*WHAT YOU HAVE TO DO*.
Go through the data and copy every line exactly, but not the images.
═════ RAW DATA ═════
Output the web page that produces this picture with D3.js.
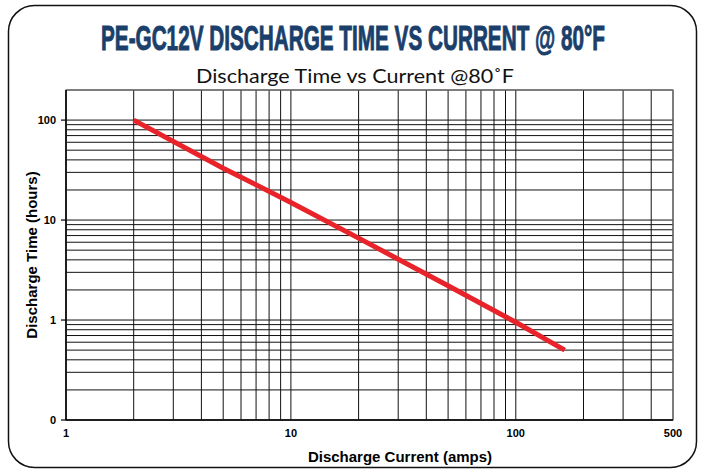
<!DOCTYPE html>
<html>
<head>
<meta charset="utf-8">
<script src="https://cdn.jsdelivr.net/npm/d3@7"></script>
<style>
  body { margin: 0; background: #fff; }
  svg { display: block; }
</style>
</head>
<body>
<svg id="chart" width="703" height="471"></svg>
<script>
// data
var current = [2, 5, 10, 20, 50, 100, 165];
var hours = [100, 33, 15, 6.6, 2.2, 0.95, 0.5];

var xTicks = [1, 10, 100, 500];
var xTickLabels = ['1', '10', '100', '500'];
var yTicks = [0.1, 1, 10, 100];
var yTickLabels = ['0', '1', '10', '100'];

(function () {
var svg = d3.select('#chart');
var mLeft = 66, mRight = 673, mTop = 90, mBottom = 420;

var x = d3.scaleLog().domain([1, 500]).range([mLeft, mRight]);
var y = d3.scaleLog().domain([0.1, 200]).range([mBottom, mTop]);

// frame
svg.append('rect')
    .attr('x', 8.5).attr('y', 5.5)
    .attr('width', 688).attr('height', 462)
    .attr('rx', 26).attr('ry', 26)
    .attr('fill', '#fff')
    .attr('stroke', '#111')
    .attr('stroke-width', 1.5);

svg.append('text')
    .attr('x', 353).attr('y', 50)
    .attr('text-anchor', 'middle')
    .attr('textLength', 504)
    .attr('lengthAdjust', 'spacingAndGlyphs')
    .style('font-family', '"Liberation Sans Narrow", "Liberation Sans", sans-serif')
    .style('font-weight', 'bold')
    .style('font-size', '35px')
    .style('fill', '#1b3f6b')
    .style('stroke', '#1b3f6b')
    .style('stroke-width', 1)
    .text('PE-GC12V DISCHARGE TIME VS CURRENT @ 80°F');

svg.append('text')
    .attr('x', 355).attr('y', 83)
    .attr('text-anchor', 'middle')
    .attr('textLength', 318)
    .attr('lengthAdjust', 'spacingAndGlyphs')
    .style('font-family', 'Lato, sans-serif')
    .style('font-size', '19px')
    .style('fill', '#111')
    .text('Discharge Time vs Current @80˚F');

// grid
var xGrid = [];
[1, 10, 100].forEach(function (d) {
    for (var k = 1; k < 10; k++) if (d * k <= 500) xGrid.push(d * k);
});
var yGrid = [];
[0.1, 1, 10].forEach(function (d) {
    for (var k = 1; k < 10; k++) yGrid.push(d * k);
});
yGrid.push(100, 200);

var g = svg.append('g');
g.selectAll('.vg').data(xGrid).enter().append('line')
    .attr('x1', x).attr('x2', x)
    .attr('y1', mTop).attr('y2', mBottom)
    .attr('stroke', '#111').attr('stroke-width', 1);
g.selectAll('.hg').data(yGrid).enter().append('line')
    .attr('x1', mLeft).attr('x2', mRight)
    .attr('y1', y).attr('y2', y)
    .attr('stroke', '#111').attr('stroke-width', 1);
g.append('rect')
    .attr('x', mLeft).attr('y', mTop)
    .attr('width', mRight - mLeft).attr('height', mBottom - mTop)
    .attr('fill', 'none').attr('stroke', '#777').attr('stroke-width', 1.2);

// axes
svg.append('line')
    .attr('x1', mLeft).attr('x2', mLeft).attr('y1', mTop).attr('y2', mBottom)
    .attr('stroke', '#000').attr('stroke-width', 1.5);
svg.append('line')
    .attr('x1', mLeft).attr('x2', mRight).attr('y1', mBottom).attr('y2', mBottom)
    .attr('stroke', '#000').attr('stroke-width', 1.5);

svg.selectAll('.yt').data(yTicks).enter().append('line')
    .attr('x1', mLeft - 5).attr('x2', mLeft)
    .attr('y1', y).attr('y2', y)
    .attr('stroke', '#000').attr('stroke-width', 1.2);

svg.selectAll('.ytl').data(yTicks).enter().append('text')
    .attr('x', mLeft - 10)
    .attr('y', function (d) { return y(d) + 4; })
    .attr('text-anchor', 'end')
    .style('font-family', '"Liberation Sans", Arial, sans-serif')
    .style('font-weight', 'bold')
    .style('font-size', '11px')
    .text(function (d, i) { return yTickLabels[i]; });

svg.selectAll('.xtl').data(xTicks).enter().append('text')
    .attr('x', x)
    .attr('y', mBottom + 17)
    .attr('text-anchor', 'middle')
    .style('font-family', '"Liberation Sans", Arial, sans-serif')
    .style('font-weight', 'bold')
    .style('font-size', '11px')
    .text(function (d, i) { return xTickLabels[i]; });

svg.append('text')
    .attr('x', 400).attr('y', 462)
    .attr('text-anchor', 'middle')
    .style('font-family', '"Liberation Sans", Arial, sans-serif')
    .style('font-weight', 'bold')
    .style('font-size', '15px')
    .text('Discharge Current (amps)');

svg.append('text')
    .attr('transform', 'translate(37,255) rotate(-90)')
    .attr('text-anchor', 'middle')
    .style('font-family', '"Liberation Sans", Arial, sans-serif')
    .style('font-weight', 'bold')
    .style('font-size', '15px')
    .text('Discharge Time (hours)');

// series
var line = d3.line()
    .x(function (d) { return x(d[0]); })
    .y(function (d) { return y(d[1]); });

svg.append('path')
    .datum(d3.zip(current, hours))
    .attr('d', line)
    .attr('fill', 'none')
    .attr('stroke', '#e8232a')
    .attr('stroke-width', 5);
})();
</script>
</body>
</html>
═════
*EXPECTED ANSWER*.
Output the web page that produces this picture with D3.js.
<!DOCTYPE html>
<html>
<head>
<meta charset="utf-8">
<script src="https://cdn.jsdelivr.net/npm/d3@7"></script>
<style>
  body { margin: 0; background: #fff; }
  svg { display: block; }
</style>
</head>
<body>
<svg id="chart" width="703" height="471"></svg>
<script>
// data
var current = [2, 5, 10, 20, 50, 100, 165];
var hours = [100, 33, 15, 6.6, 2.2, 0.95, 0.5];

var xTicks = [1, 10, 100, 500];
var xTickLabels = ['1', '10', '100', '500'];
var yTicks = [0.1, 1, 10, 100];
var yTickLabels = ['0', '1', '10', '100'];

(function () {
var svg = d3.select('#chart');
var mLeft = 66, mRight = 673, mTop = 90, mBottom = 420;

var x = d3.scaleLog().domain([1, 500]).range([mLeft, mRight]);
var y = d3.scaleLog().domain([0.1, 200]).range([mBottom, mTop]);

// frame
svg.append('rect')
    .attr('x', 8.5).attr('y', 5.5)
    .attr('width', 688).attr('height', 462)
    .attr('rx', 26).attr('ry', 26)
    .attr('fill', '#fff')
    .attr('stroke', '#111')
    .attr('stroke-width', 1.5);

svg.append('text')
    .attr('x', 353).attr('y', 50)
    .attr('text-anchor', 'middle')
    .attr('textLength', 504)
    .attr('lengthAdjust', 'spacingAndGlyphs')
    .style('font-family', '"Liberation Sans Narrow", "Liberation Sans", sans-serif')
    .style('font-weight', 'bold')
    .style('font-size', '35px')
    .style('fill', '#1b3f6b')
    .style('stroke', '#1b3f6b')
    .style('stroke-width', 1)
    .text('PE-GC12V DISCHARGE TIME VS CURRENT @ 80°F');

svg.append('text')
    .attr('x', 355).attr('y', 83)
    .attr('text-anchor', 'middle')
    .attr('textLength', 318)
    .attr('lengthAdjust', 'spacingAndGlyphs')
    .style('font-family', 'Lato, sans-serif')
    .style('font-size', '19px')
    .style('fill', '#111')
    .text('Discharge Time vs Current @80˚F');

// grid
var xGrid = [];
[1, 10, 100].forEach(function (d) {
    for (var k = 1; k < 10; k++) if (d * k <= 500) xGrid.push(d * k);
});
var yGrid = [];
[0.1, 1, 10].forEach(function (d) {
    for (var k = 1; k < 10; k++) yGrid.push(d * k);
});
yGrid.push(100, 200);

var g = svg.append('g');
g.selectAll('.vg').data(xGrid).enter().append('line')
    .attr('x1', x).attr('x2', x)
    .attr('y1', mTop).attr('y2', mBottom)
    .attr('stroke', '#111').attr('stroke-width', 1);
g.selectAll('.hg').data(yGrid).enter().append('line')
    .attr('x1', mLeft).attr('x2', mRight)
    .attr('y1', y).attr('y2', y)
    .attr('stroke', '#111').attr('stroke-width', 1);
g.append('rect')
    .attr('x', mLeft).attr('y', mTop)
    .attr('width', mRight - mLeft).attr('height', mBottom - mTop)
    .attr('fill', 'none').attr('stroke', '#777').attr('stroke-width', 1.2);

// axes
svg.append('line')
    .attr('x1', mLeft).attr('x2', mLeft).attr('y1', mTop).attr('y2', mBottom)
    .attr('stroke', '#000').attr('stroke-width', 1.5);
svg.append('line')
    .attr('x1', mLeft).attr('x2', mRight).attr('y1', mBottom).attr('y2', mBottom)
    .attr('stroke', '#000').attr('stroke-width', 1.5);

svg.selectAll('.yt').data(yTicks).enter().append('line')
    .attr('x1', mLeft - 5).attr('x2', mLeft)
    .attr('y1', y).attr('y2', y)
    .attr('stroke', '#000').attr('stroke-width', 1.2);

svg.selectAll('.ytl').data(yTicks).enter().append('text')
    .attr('x', mLeft - 10)
    .attr('y', function (d) { return y(d) + 4; })
    .attr('text-anchor', 'end')
    .style('font-family', '"Liberation Sans", Arial, sans-serif')
    .style('font-weight', 'bold')
    .style('font-size', '11px')
    .text(function (d, i) { return yTickLabels[i]; });

svg.selectAll('.xtl').data(xTicks).enter().append('text')
    .attr('x', x)
    .attr('y', mBottom + 17)
    .attr('text-anchor', 'middle')
    .style('font-family', '"Liberation Sans", Arial, sans-serif')
    .style('font-weight', 'bold')
    .style('font-size', '11px')
    .text(function (d, i) { return xTickLabels[i]; });

svg.append('text')
    .attr('x', 400).attr('y', 462)
    .attr('text-anchor', 'middle')
    .style('font-family', '"Liberation Sans", Arial, sans-serif')
    .style('font-weight', 'bold')
    .style('font-size', '15px')
    .text('Discharge Current (amps)');

svg.append('text')
    .attr('transform', 'translate(37,255) rotate(-90)')
    .attr('text-anchor', 'middle')
    .style('font-family', '"Liberation Sans", Arial, sans-serif')
    .style('font-weight', 'bold')
    .style('font-size', '15px')
    .text('Discharge Time (hours)');

// series
var line = d3.line()
    .x(function (d) { return x(d[0]); })
    .y(function (d) { return y(d[1]); });

svg.append('path')
    .datum(d3.zip(current, hours))
    .attr('d', line)
    .attr('fill', 'none')
    .attr('stroke', '#e8232a')
    .attr('stroke-width', 5);
})();
</script>
</body>
</html>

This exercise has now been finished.